• [Problem statement]: Copy, exactly and only, the lines from the one with "Emit a Python" up to and including the one with "import pandas as pd", leaving pictures out.
--- Material for this exercise ---
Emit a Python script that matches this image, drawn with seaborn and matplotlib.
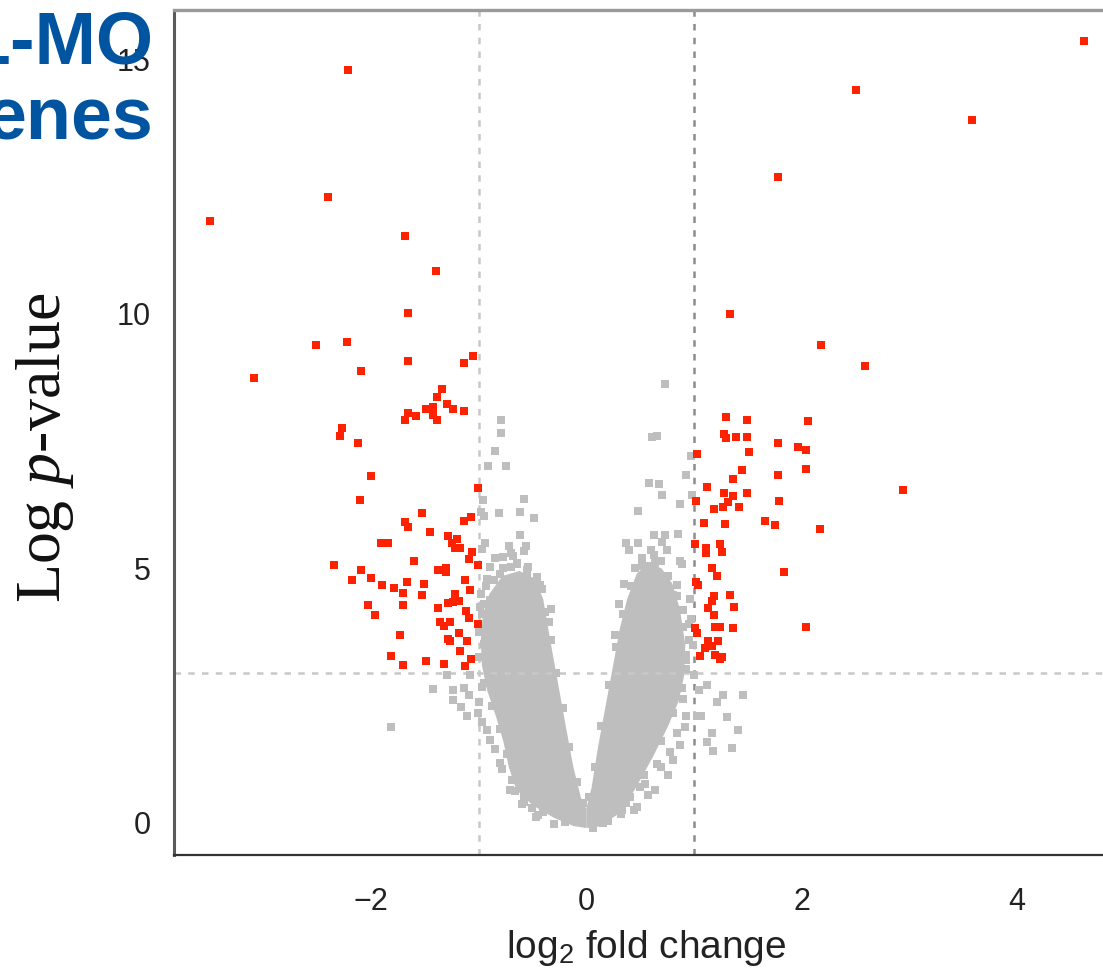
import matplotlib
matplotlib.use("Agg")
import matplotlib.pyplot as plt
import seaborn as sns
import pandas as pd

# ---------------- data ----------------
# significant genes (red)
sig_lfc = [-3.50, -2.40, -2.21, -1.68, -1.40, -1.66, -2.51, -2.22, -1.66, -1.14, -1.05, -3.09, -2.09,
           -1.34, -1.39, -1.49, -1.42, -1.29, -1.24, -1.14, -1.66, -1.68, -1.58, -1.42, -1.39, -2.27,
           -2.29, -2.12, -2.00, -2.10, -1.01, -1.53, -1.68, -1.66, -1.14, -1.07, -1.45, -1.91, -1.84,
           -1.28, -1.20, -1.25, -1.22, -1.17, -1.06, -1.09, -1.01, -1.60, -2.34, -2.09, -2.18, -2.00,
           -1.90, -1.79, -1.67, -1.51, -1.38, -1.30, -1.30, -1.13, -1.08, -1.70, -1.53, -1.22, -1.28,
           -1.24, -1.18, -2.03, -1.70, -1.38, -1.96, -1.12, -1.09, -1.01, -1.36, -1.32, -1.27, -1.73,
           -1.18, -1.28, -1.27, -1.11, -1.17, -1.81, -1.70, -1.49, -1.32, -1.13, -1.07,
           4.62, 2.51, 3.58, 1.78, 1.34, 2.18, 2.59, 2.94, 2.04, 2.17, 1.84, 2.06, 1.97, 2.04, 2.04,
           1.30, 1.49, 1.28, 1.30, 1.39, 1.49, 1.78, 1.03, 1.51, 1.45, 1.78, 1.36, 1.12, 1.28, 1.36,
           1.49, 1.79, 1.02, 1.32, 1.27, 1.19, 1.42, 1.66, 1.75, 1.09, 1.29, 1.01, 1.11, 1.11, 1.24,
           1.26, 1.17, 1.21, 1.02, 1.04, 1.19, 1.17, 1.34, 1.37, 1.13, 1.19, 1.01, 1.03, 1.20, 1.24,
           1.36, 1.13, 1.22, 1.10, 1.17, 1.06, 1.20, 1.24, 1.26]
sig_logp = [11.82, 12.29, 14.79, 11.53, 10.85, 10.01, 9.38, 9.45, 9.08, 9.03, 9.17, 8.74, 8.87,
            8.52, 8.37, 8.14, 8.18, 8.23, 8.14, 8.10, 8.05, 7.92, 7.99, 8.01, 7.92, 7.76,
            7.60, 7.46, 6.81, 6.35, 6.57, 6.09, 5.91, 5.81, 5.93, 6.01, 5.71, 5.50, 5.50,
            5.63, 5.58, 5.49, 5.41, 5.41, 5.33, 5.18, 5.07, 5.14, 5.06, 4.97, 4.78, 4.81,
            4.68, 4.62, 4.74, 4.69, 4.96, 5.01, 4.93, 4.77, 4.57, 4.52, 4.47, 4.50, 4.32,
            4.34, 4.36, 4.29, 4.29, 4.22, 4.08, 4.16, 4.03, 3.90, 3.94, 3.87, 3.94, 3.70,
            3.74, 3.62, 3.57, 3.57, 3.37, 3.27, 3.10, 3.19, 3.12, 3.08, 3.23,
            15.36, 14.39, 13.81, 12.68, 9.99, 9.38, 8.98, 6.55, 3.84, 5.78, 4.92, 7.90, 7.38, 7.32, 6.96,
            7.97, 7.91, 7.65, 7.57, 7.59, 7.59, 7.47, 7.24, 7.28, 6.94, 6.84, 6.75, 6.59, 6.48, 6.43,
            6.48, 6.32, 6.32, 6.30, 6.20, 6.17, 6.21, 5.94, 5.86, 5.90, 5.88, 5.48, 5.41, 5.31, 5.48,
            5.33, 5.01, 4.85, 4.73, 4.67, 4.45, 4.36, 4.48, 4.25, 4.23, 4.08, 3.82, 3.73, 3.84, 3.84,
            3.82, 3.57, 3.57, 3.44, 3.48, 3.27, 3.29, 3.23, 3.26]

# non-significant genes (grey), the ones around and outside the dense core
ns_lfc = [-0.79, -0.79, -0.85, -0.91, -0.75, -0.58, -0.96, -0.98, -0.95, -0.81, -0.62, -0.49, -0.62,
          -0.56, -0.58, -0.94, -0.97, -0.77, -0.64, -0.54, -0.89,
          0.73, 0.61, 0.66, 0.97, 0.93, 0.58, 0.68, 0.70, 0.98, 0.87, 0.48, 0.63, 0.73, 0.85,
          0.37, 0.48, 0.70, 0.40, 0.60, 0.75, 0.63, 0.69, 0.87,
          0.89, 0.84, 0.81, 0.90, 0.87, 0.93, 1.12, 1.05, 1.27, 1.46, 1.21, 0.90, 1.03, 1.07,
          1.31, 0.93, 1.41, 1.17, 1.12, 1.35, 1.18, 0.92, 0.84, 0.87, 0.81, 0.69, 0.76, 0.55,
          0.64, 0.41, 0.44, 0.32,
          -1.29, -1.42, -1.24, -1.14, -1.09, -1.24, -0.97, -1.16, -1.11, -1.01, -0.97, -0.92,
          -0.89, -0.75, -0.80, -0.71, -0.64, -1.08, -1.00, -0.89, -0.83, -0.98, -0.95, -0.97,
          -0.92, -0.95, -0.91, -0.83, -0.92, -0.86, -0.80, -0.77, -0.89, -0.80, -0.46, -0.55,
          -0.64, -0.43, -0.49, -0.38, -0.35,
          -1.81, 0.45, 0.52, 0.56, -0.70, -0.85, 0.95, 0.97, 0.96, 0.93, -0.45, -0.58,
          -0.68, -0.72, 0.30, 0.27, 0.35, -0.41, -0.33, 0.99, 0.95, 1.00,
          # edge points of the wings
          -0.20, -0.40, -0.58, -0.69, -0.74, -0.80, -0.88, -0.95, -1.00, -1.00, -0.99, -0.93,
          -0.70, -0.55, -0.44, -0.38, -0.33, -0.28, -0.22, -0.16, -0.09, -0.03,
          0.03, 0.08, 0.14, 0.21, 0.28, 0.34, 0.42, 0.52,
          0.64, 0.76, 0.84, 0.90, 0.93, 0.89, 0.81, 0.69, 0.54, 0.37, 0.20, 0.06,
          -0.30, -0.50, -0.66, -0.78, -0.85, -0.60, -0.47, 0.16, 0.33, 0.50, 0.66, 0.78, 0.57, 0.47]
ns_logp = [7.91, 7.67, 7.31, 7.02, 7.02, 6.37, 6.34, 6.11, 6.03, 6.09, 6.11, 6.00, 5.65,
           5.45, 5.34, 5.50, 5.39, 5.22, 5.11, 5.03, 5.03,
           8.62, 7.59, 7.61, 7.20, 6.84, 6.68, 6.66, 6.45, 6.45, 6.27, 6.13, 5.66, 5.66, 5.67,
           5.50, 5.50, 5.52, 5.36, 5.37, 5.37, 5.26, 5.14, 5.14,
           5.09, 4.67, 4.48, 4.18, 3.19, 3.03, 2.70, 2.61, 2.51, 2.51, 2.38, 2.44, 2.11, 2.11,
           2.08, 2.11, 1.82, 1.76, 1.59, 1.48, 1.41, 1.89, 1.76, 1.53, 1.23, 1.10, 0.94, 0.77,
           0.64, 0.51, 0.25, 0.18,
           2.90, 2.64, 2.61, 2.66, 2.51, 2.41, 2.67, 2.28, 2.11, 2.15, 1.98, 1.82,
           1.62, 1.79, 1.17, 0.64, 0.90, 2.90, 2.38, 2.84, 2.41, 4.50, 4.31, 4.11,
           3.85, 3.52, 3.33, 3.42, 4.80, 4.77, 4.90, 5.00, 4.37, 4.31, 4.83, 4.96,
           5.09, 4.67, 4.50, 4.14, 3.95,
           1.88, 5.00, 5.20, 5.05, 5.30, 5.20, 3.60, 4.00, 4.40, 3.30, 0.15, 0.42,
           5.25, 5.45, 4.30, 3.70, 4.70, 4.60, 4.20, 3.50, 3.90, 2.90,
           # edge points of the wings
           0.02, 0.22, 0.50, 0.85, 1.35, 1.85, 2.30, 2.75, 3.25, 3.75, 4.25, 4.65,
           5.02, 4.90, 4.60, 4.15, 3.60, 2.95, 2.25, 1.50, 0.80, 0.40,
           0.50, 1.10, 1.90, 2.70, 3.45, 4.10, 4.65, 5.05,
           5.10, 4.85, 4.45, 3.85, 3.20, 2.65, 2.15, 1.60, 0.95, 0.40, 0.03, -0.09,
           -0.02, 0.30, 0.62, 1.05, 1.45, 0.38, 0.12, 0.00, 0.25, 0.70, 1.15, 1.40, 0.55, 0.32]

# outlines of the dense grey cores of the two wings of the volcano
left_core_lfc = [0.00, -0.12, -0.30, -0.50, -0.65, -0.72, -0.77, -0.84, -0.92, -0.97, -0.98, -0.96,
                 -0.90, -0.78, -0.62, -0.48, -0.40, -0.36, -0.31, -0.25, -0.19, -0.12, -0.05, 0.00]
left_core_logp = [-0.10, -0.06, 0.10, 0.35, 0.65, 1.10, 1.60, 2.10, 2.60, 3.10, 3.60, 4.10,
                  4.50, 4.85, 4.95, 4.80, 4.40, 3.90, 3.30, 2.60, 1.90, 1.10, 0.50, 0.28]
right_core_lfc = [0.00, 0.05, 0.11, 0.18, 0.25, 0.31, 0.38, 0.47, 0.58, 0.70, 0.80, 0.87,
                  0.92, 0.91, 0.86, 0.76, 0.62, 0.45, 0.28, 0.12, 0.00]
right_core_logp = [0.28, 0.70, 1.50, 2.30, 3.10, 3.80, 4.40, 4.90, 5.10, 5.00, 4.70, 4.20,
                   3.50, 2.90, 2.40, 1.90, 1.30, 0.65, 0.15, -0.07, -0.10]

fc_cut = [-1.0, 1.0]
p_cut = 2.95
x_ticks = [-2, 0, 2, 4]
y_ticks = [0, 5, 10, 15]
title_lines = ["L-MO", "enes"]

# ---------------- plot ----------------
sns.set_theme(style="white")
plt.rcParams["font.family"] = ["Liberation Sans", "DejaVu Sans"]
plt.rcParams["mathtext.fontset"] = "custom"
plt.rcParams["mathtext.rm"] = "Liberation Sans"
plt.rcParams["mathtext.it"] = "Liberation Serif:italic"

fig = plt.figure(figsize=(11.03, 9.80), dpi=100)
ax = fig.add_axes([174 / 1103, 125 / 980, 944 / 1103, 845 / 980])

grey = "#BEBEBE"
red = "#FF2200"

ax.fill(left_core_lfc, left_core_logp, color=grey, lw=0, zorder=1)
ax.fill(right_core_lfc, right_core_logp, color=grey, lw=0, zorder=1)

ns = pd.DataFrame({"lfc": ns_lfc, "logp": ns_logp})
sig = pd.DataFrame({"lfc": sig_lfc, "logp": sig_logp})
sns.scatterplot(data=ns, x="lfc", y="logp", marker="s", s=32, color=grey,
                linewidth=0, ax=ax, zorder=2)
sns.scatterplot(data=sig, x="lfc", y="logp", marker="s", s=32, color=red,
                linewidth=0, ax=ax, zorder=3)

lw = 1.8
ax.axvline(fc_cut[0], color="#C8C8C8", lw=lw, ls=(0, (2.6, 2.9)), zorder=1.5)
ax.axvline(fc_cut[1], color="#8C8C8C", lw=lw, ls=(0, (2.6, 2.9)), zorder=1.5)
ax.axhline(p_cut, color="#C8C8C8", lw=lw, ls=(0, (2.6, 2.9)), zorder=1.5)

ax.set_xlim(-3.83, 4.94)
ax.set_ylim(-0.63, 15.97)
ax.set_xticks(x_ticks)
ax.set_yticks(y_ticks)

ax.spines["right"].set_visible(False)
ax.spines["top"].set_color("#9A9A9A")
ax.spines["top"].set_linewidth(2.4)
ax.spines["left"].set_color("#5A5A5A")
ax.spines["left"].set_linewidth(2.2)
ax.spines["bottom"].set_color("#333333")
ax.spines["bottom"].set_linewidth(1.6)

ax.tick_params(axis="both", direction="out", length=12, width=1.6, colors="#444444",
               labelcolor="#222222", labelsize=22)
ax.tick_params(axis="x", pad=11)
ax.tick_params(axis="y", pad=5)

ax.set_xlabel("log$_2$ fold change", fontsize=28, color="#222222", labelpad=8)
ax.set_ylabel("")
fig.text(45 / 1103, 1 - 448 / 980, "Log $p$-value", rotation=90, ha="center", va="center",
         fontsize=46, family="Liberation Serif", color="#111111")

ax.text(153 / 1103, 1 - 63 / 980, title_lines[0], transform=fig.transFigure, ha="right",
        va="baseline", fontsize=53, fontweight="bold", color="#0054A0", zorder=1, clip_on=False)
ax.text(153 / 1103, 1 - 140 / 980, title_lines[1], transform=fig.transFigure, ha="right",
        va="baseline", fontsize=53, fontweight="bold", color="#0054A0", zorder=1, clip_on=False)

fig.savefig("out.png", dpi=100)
---
--- Material for this exercise ---
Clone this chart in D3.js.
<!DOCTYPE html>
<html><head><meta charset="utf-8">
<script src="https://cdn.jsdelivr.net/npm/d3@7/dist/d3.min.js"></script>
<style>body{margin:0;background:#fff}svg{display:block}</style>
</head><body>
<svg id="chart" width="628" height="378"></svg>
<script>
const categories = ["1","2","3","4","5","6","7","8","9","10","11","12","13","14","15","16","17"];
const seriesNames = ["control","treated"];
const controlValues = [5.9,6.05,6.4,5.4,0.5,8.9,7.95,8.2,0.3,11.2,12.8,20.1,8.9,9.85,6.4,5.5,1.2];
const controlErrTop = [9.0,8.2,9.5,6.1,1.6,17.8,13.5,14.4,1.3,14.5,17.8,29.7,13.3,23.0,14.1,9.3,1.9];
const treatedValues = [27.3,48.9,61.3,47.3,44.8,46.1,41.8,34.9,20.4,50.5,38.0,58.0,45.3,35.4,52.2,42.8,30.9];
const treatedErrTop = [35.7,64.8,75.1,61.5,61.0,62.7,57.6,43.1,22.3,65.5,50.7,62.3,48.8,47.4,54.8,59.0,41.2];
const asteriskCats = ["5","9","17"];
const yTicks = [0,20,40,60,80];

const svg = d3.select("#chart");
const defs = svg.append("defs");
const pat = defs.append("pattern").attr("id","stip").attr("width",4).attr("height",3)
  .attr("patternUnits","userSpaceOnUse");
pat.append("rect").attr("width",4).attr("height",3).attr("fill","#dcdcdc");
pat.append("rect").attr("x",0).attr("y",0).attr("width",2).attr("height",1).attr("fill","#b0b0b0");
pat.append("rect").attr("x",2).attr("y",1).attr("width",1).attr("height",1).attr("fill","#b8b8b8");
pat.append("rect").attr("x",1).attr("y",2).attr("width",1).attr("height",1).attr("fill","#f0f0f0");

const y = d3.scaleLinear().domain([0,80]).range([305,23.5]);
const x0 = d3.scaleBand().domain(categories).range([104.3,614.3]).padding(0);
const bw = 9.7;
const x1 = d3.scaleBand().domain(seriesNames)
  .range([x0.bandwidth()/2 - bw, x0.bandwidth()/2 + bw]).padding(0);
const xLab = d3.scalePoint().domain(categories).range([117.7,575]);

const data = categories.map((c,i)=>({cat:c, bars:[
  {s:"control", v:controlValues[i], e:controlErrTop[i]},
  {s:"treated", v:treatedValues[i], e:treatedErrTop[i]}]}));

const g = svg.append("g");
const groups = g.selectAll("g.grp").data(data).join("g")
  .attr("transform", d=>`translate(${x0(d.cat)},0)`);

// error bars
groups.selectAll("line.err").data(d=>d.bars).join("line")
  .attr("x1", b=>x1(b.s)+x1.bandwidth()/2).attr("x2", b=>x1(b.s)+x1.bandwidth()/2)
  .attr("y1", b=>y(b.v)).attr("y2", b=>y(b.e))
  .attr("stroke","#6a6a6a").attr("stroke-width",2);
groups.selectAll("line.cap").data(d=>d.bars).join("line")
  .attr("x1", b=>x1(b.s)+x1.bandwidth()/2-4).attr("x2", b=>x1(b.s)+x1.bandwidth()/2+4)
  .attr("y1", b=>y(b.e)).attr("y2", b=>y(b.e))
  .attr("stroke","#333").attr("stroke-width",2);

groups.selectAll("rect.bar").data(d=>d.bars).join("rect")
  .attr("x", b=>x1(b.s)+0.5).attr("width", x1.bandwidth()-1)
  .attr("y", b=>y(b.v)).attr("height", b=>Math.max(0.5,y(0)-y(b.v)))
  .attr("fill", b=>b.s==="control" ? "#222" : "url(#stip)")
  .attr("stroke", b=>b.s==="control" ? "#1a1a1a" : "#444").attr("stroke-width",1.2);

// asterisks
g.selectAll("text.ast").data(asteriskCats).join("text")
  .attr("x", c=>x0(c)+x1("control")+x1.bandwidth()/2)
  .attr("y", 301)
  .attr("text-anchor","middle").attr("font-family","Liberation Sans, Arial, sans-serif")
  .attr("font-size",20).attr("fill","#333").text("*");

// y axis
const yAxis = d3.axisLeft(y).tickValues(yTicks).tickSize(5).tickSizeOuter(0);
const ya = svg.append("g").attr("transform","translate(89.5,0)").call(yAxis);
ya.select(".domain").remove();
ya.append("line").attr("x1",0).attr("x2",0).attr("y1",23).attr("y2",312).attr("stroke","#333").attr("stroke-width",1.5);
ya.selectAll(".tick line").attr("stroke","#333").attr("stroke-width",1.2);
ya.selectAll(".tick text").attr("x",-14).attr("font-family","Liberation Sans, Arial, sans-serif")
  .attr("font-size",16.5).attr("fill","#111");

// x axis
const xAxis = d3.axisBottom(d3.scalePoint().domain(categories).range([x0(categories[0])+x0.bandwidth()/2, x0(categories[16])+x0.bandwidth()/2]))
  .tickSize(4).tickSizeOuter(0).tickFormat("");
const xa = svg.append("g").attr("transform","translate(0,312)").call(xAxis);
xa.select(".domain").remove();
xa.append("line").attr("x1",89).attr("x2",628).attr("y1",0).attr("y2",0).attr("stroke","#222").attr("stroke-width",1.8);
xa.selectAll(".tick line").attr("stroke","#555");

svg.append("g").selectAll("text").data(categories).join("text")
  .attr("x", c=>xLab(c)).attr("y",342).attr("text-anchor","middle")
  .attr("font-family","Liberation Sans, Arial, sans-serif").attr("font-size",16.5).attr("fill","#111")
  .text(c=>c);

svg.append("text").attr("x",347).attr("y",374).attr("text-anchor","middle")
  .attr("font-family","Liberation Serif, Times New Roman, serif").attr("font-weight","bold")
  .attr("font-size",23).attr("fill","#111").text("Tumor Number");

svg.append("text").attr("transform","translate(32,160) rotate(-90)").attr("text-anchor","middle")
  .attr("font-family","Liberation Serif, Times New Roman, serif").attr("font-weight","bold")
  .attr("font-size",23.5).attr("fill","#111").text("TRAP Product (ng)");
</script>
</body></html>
---
• [Response]:
Emit a Python script that matches this image, drawn with seaborn and matplotlib.
import matplotlib
matplotlib.use("Agg")
import matplotlib.pyplot as plt
import seaborn as sns
import pandas as pd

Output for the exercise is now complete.